Diese Position des Fluchtpunktes auf den Betrachter erlaubt es außerdem, „die Elemente des Bildes zu dissoziieren und die verschiedenen Bildteile so zu betrachten, als würde man jedes Mal einen besonderen Blickwinkel einnehmen und somit die eigenen Horizont vervielfältigen“4. Auf diese Weise öffnet sich ein „polyperspektivischer Raum“5, der dem tendenziellen Selbstbezug (solipsisme) linearer bzw. zentraler Perspektive entgegen steht.6
Nimmt man nun den biblischen Befund des Johannesevangeliums hinzu, der Ostern, Himmelfahrt und Pfingsten zusammenfallen lässt7, so muss man die in diesem Ereignis generierte Bewegung als eine geöffnete Drehbewegung, einen Strudel bezeichnen.
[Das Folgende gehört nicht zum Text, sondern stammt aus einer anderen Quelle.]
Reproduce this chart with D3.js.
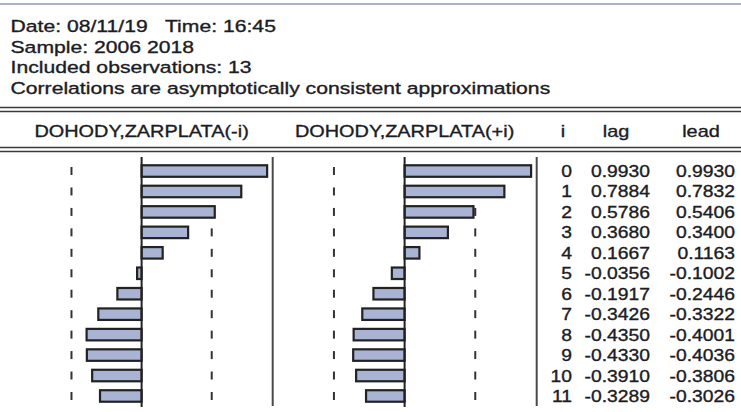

Als solche wird die Bewegung zum Indiz dafür, dass das Kirchenjahr nicht nur als Phänomen der Geschichte, also in der linearen Kontinuität historischer Einflüsse, Epochen und Kulturen, „in seiner Zeit“ zu beschreiben ist, sondern auch „gegen seine Zeit“ als ein „Ensemble verschiedener Zeiten“, die „voneinander entfernt“ sind, „diskontinuierlich und dennoch benachbart“. In diesem Sinne ist die Bewegung anachronistisch, sie montiert heterogene Zeiten und drückt auf diese Art und Weise zugleich eine „lange Dauer der Erinnerung“ bzw. eines Nachlebens und eine „Diskontinuität der historischen Zeit“ aus.8
Der zumindest nach außen rauschhaft wirkende rhetorische Akt, von dem die Apostelgeschichte zu Pfingsten berichtet, hätte sich in unterschiedliche Register der Bewegung vervielfältigt, bzw. lässt sich als Teil eines Ensembles von Bewegungen verstehen. Die Form, in der die Bewegung sich in der Liturgie fortsetzen könnte, müsste in elementarer Einfachheit auch so etwas wie Tanz sein.9
„Tanzen ist immer noch das Einfachste, Natürlichste, was der Körper kann“10, sagt die belgische Tänzerin und Choreographin Anne Teresa De Keersmaekers. Und um direkt auf den oben beschriebenen Bewegungsmodus zu kommen: „Sich zu drehen war für mich die natürlichste Art zu tanzen“.11
Ausgangspunkt des Tanzes ist das Gehen: Gehen „ist die Basis der menschlichen Bewegung, wir haben eine vertikale Aufrichtung des Skeletts und zwei Füße. (Steht auf und geht durch den Raum.) Es ist die Verbindung zur Erde. Gehen hat mit der Schwerkraft zutun. Man kann tanzen auch sehen als den Versuch, die Schwerkraft herauszufordern. Gehen organisiert auch meine Zeit. Es ist die einfachste Weise, mein Verhältnis zur Welt und zu den Menschen zu organisieren.“12
Der Übergang vom Gehen ins Tanzen ist fließend: „Ich betrachte das Gehen als den Tanz im Reinzustand. Das Gehen ist die einfachste Bewegung, jeder kann es, man kann es zusammen machen. Es ist immer der Ausgangspunkt eines möglichen Tanzes. Es organisiert den Raum und die Zeit. Gehen regiert auch unseren sozialen Raum. Zum Beispiel kann ich mich von Ihnen entfernen. Und ich kann es sehr schnell oder langsam tun.“13
De Keersmaeker spricht von einem „parametrischen Denken“, wenn sie choreographisch arbeitet. D.h. sie bringt dann „einen der Parameter in Bewegung um die Schönheit dieser oder jener Bewegung zu steigern, indem ich sie lebendiger oder befremdlicher mache. Zum Beispiel wenn ich mit dem Parameter „Zeit“ arbeite, spiele mit extremer Beschleunigung oder mit extremer Verlangsamung.“14
Auf welche Art und Weise und wie immer zurückhaltend elementar Bewegung im Zusammenhang liturgischer und homiletischer Gestaltung auch ausfällt, sie ist ein vergessenes Charakteristikum von Pfingsten und betrifft den Menschen und die Schöpfung als Ganze in allen ihren Einzelheiten. Paulus spricht von einer neuen Schöpfung, die sich zeigt.